Australian funds also perform relatively well in aggregate ranking third only to Sweden and Norway on mean average ratings, but remain a mixed bag. And so they should since we are exposed in a way that few other countries are to the physical and transitional impacts of climate change.

At the bottom end of the scale, IOOF Pension Scheme was the only Australian fund to receive an X rating. Four Australian funds moved from D last year to BBB this year.

While AODP has been attempting to focus debate on climate financial risks for some 6-7 years now, it has been most encouraging to see the Bank of England’s Mark Carney, and the G20’s Financial Stability Board, recently lift the profile of, and emphasise the urgency of, this issue, especially with the establishment of the Bloomberg Task Force on disclosure.

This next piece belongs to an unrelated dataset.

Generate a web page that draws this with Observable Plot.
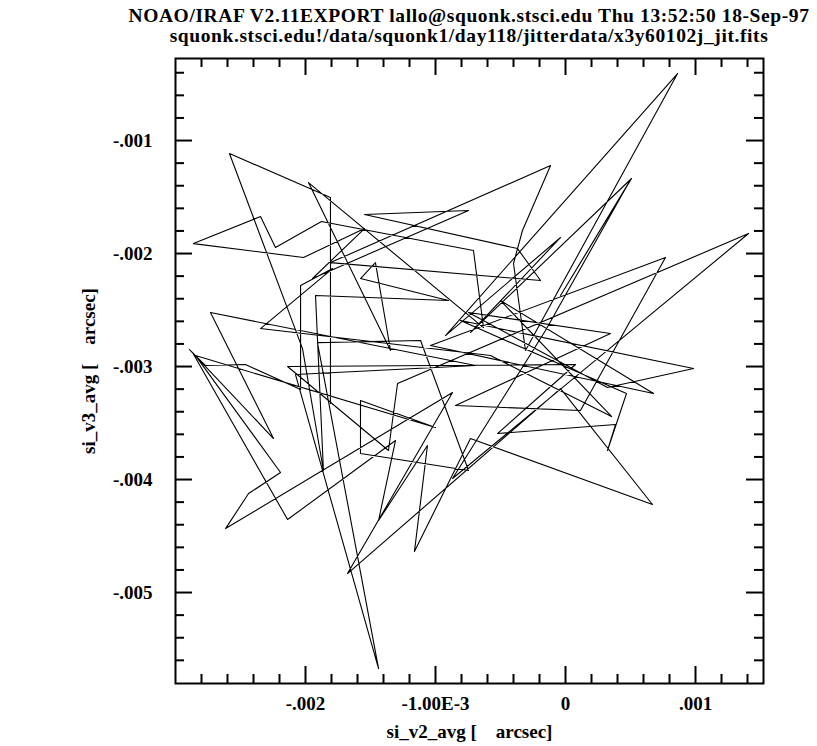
<!DOCTYPE html>
<html>
<head>
<meta charset="utf-8">
<script src="https://cdn.jsdelivr.net/npm/d3@7"></script>
<script src="https://cdn.jsdelivr.net/npm/@observablehq/plot@0.6"></script>
<style>
  body { margin: 0; background: #fff; }
  #wrap { position: relative; width: 817px; height: 746px; overflow: hidden; }
  .ttl { position: absolute; left: 469px; transform: translateX(-50%); white-space: pre;
         font-family: "Liberation Serif", "Times New Roman", serif; font-weight: bold;
         font-size: 19.5px; letter-spacing: 0.6px; color: #000; line-height: 20px; height: 20px; }
  #chart { position: absolute; left: 0; top: 46px; }
</style>
</head>
<body>
<div id="wrap">
  <div class="ttl" id="t1" style="top:6px">NOAO/IRAF V2.11EXPORT lallo@squonk.stsci.edu Thu 13:52:50 18-Sep-97</div>
  <div class="ttl" id="t2" style="top:26px">squonk.stsci.edu!/data/squonk1/day118/jitterdata/x3y60102j_jit.fits</div>
  <div id="chart"></div>
</div>
<script>
// jitter path: si_v2_avg and si_v3_avg (arcsec)
const v2 = [
  -1.808e-3, -1.808e-3, -2.585e-3, -2.023e-3, -1.862e-3, -1.923e-3, -0.900e-3, -1.577e-3, -1.462e-3, -1.346e-3,
  -1.977e-3, -0.631e-3, -0.708e-3, -1.877e-3, -2.231e-3, -2.346e-3, -2.862e-3, -2.015e-3, -1.546e-3, -1.946e-3,
  -0.746e-3, -1.546e-3, -0.369e-3, -0.192e-3, -1.808e-3, -0.115e-3, -0.331e-3, -0.400e-3, -0.308e-3, 0.862e-3,
  -0.923e-3, -0.038e-3, -0.731e-3, 0.508e-3, -0.038e-3, 0.492e-3, -0.154e-3, -0.869e-3, 1.408e-3, -1.292e-3,
  -1.362e-3, -2.138e-3, 0.077e-3, -0.523e-3, 0.385e-3, 0.323e-3, 0.469e-3, -0.808e-3, 0.985e-3, 0.323e-3,
  -0.746e-3, 0.346e-3, -0.846e-3, 0.115e-3, 0.769e-3, -1.038e-3, 0.677e-3, -0.500e-3, 0.354e-3, -0.577e-3,
  -2.346e-3, -1.792e-3, -2.038e-3, -2.038e-3, -2.462e-3, -2.769e-3, -2.892e-3, -2.246e-3, -2.731e-3, -0.692e-3,
  -2.077e-3, -1.438e-3, -1.908e-3, -1.115e-3, -0.746e-3, -1.577e-3, -1.577e-3, -1.000e-3, -2.846e-3, -2.192e-3,
  -2.438e-3, -2.615e-3, -0.869e-3, -1.677e-3, -0.038e-3, 0.669e-3, -0.731e-3, -1.162e-3, -1.062e-3, -1.438e-3,
  -1.308e-3, -2.138e-3, -2.869e-3
];
const v3 = [
  -3.327e-3, -1.504e-3, -1.115e-3, -2.841e-3, -3.920e-3, -2.372e-3, -2.416e-3, -2.221e-3, -2.080e-3, -2.858e-3,
  -1.372e-3, -2.655e-3, -1.973e-3, -1.717e-3, -1.947e-3, -1.673e-3, -1.912e-3, -2.035e-3, -1.779e-3, -2.221e-3,
  -1.619e-3, -1.655e-3, -1.956e-3, -2.239e-3, -2.080e-3, -1.221e-3, -1.796e-3, -2.088e-3, -2.858e-3, -0.407e-3,
  -2.726e-3, -1.858e-3, -2.699e-3, -1.336e-3, -2.372e-3, -1.363e-3, -2.681e-3, -3.991e-3, -1.823e-3, -3.150e-3,
  -3.743e-3, -3.000e-3, -2.982e-3, -3.593e-3, -3.513e-3, -3.743e-3, -3.239e-3, -2.593e-3, -3.018e-3, -3.186e-3,
  -2.522e-3, -2.708e-3, -3.345e-3, -3.389e-3, -2.035e-3, -2.814e-3, -3.239e-3, -2.416e-3, -3.442e-3, -2.903e-3,
  -2.664e-3, -2.133e-3, -2.283e-3, -3.204e-3, -2.982e-3, -2.991e-3, -2.850e-3, -3.637e-3, -2.522e-3, -2.991e-3,
  -3.071e-3, -5.673e-3, -2.788e-3, -2.770e-3, -3.920e-3, -3.770e-3, -3.301e-3, -3.540e-3, -2.903e-3, -3.938e-3,
  -4.124e-3, -4.434e-3, -3.230e-3, -4.832e-3, -3.195e-3, -4.221e-3, -3.637e-3, -4.637e-3, -3.699e-3, -4.363e-3,
  -3.655e-3, -4.354e-3, -2.876e-3
];

const xMajor = [-0.002, -0.001, 0, 0.001];
const xMajorLabels = ["-.002", "-1.00E-3", "0", ".001"];
const xMinor = [-0.0028, -0.0026, -0.0024, -0.0022, -0.0018, -0.0016, -0.0014, -0.0012,
                -0.0008, -0.0006, -0.0004, -0.0002, 0.0002, 0.0004, 0.0006, 0.0008, 0.0012, 0.0014];
const yMajor = [-0.001, -0.002, -0.003, -0.004, -0.005];
const yMajorLabels = ["-.001", "-.002", "-.003", "-.004", "-.005"];
const yMinor = [-0.0004, -0.0006, -0.0008, -0.0012, -0.0014, -0.0016, -0.0018, -0.0022, -0.0024, -0.0026, -0.0028,
                -0.0032, -0.0034, -0.0036, -0.0038, -0.0042, -0.0044, -0.0046, -0.0048, -0.0052, -0.0054, -0.0056];
const xDomain = [-0.003, 0.001523];
const yDomain = [-0.005805, -0.000274];
const xTitle = "si_v2_avg [\u00a0\u00a0\u00a0\u00a0arcsec]";
const yTitle = "si_v3_avg [\u00a0\u00a0\u00a0\u00a0arcsec]";

const pts = v2.map((x, i) => ({x, y: v3[i]}));

const W = 817, H = 700;
const mT = 12, mB = 63, mL = 175, mR = 54;
const fw = W - mL - mR, fh = H - mT - mB;
const majLen = 17, minLen = 9;
const font = "'Liberation Serif', 'Times New Roman', serif";

const chart = Plot.plot({
  width: W, height: H,
  marginTop: mT, marginBottom: mB, marginLeft: mL, marginRight: mR,
  style: {fontFamily: font, fontWeight: "bold", fontSize: "19px", color: "#000", background: "#fff"},
  x: {domain: xDomain},
  y: {domain: yDomain},
  marks: [
    Plot.line(pts, {x: "x", y: "y", stroke: "#000", strokeWidth: 1.1, curve: "linear"}),
    // inward ticks, bottom & top
    Plot.ruleX(xMajor, {stroke: "#000", strokeWidth: 2, insetTop: fh - majLen}),
    Plot.ruleX(xMajor, {stroke: "#000", strokeWidth: 2, insetBottom: fh - majLen}),
    Plot.ruleX(xMinor, {stroke: "#000", strokeWidth: 2, insetTop: fh - minLen}),
    Plot.ruleX(xMinor, {stroke: "#000", strokeWidth: 2, insetBottom: fh - minLen}),
    // inward ticks, left & right
    Plot.ruleY(yMajor, {stroke: "#000", strokeWidth: 2, insetRight: fw - majLen}),
    Plot.ruleY(yMajor, {stroke: "#000", strokeWidth: 2, insetLeft: fw - majLen}),
    Plot.ruleY(yMinor, {stroke: "#000", strokeWidth: 2, insetRight: fw - minLen}),
    Plot.ruleY(yMinor, {stroke: "#000", strokeWidth: 2, insetLeft: fw - minLen}),
    Plot.frame({stroke: "#000", strokeWidth: 2}),
    Plot.axisX({ticks: xMajor, tickSize: 0, tickPadding: 13, label: null,
      tickFormat: (d) => xMajorLabels[xMajor.indexOf(d)], fontSize: 19, fontWeight: "bold"}),
    Plot.axisY({ticks: yMajor, tickSize: 0, tickPadding: 23, label: null,
      tickFormat: (d) => yMajorLabels[yMajor.indexOf(d)], fontSize: 19, fontWeight: "bold"}),
    Plot.text([xTitle], {text: (d) => d, frameAnchor: "bottom", textAnchor: "middle", lineAnchor: "middle",
      dy: 48, fontSize: 19, fontWeight: "bold", fill: "#000"}),
    Plot.text([yTitle], {text: (d) => d, frameAnchor: "left", textAnchor: "middle", lineAnchor: "middle",
      dx: -87, rotate: -90, fontSize: 19, fontWeight: "bold", fill: "#000"})
  ]
});
document.getElementById("chart").appendChild(chart);
</script>
</body>
</html>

However, our survey results would suggest that few are acting on the warnings they have issued, particularly that climate action could leave fossil fuel investments as worthless stranded assets, and 246 of the top 500 investors with some US$14.1 trillion in funds are ignoring climate risk completely. Thus many of our longest term investors are taking the same bet on short term markets that they did in 2006.

Pension and superannuation funds and insurers that ignore climate change risks are gambling with the savings and financial security of hundreds of millions of people around the world and risking another financial crisis.

Apart from any other considerations, the directors and trustees of these institutions are breaching their longer-term fiduciary responsibilities, for example, in pension and superannuation funds, to manage these investments so as to maximize the benefits to their members over their working lives.

To be clear, the risks they running, both individually and collectively, are multiples of the risks that were run in the recent sub-prime based GFC.